La question qui se pose est combien de temps tout ce cirque va bien pouvoir continuer ? Cela fait maintenant deux générations que le néolibéralisme et l'européisme ont été imposés aux forceps au français qui n'en voulaient pas. La France et plus généralement l'UE sont aujourd'hui des zones économiquement en déclin rapide. Il va être de plus en plus difficile de camoufler l'échec général des grandes orientations économiques prises par nos dirigeants depuis 40 ans. On trouvera toujours quelques guignols pour mettre ce déclin sur le dos d'un communisme ou d'un socialisme imaginaire, la réalité c'est que c'est bien l'idéologie de la dérégulation économique qui a échoué. C'est d'autant plus flagrant que même les USA abandonnent petit à petit ce modèle même si c'est encore assez timide contrairement aux discours ronflant sur le America First affiché dans les médias. Mais voilà le globalisme et l'européisme sont devenus des idéologies identitaires pour nos élites. Elles ne peuvent tout simplement pas y renoncer à moins de se retrouver totalement isolées de leur milieu social. Et la faiblesse collective des individus esseulée dans un monde sans structure collective forte rend peu crédible l'apparition d'une élite prise soudain d'intérêt pour un retour à la défense nationale.
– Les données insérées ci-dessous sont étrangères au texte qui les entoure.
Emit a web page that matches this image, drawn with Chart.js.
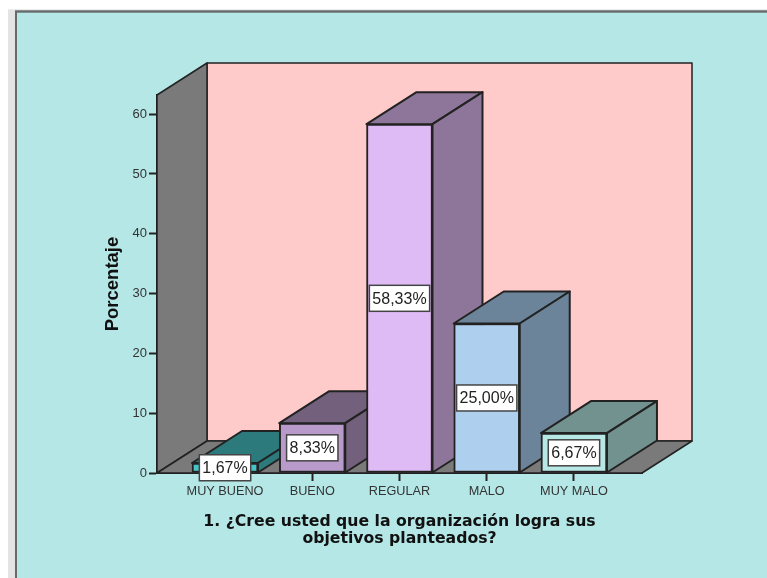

On peut effectivement craindre que la France ne soit à présent dans une situation assez proche de celle de l'époque de la révolution avec une élite qui ne peut plus changer et qui est totalement bloquée dans son système de croyances. Et de l'autre un peuple qui est de plus en plus violenté par les choix économiques suicidaires que lui impose cette même élite. La grande différence avec la période révolutionnaire c'est que le pays est encore suffisamment riche pour tenir, nous n'avons pas encore de famine, même si cela risque d'arriver à force de dégrader l'économie du pays. Et surtout, nous sommes un pays de vieux. Et si la vieillesse a ses qualités, force est de reconnaître que le caractère révolutionnaire n'en fait pas partie. Pourtant si la population veut faire advenir un changement, il va falloir un véritable renversement des élites. Leur élimination au sens politique est devenue une nécessité absolue. Les élites actuelles sont tout simplement incapables de changer de direction. Leur confort sociologique primant beaucoup trop sur l'intérêt général à quelques exceptions près. Reste à imaginer comment un tel processus pourrait arriver dans les conditions sociodémographiques actuelles.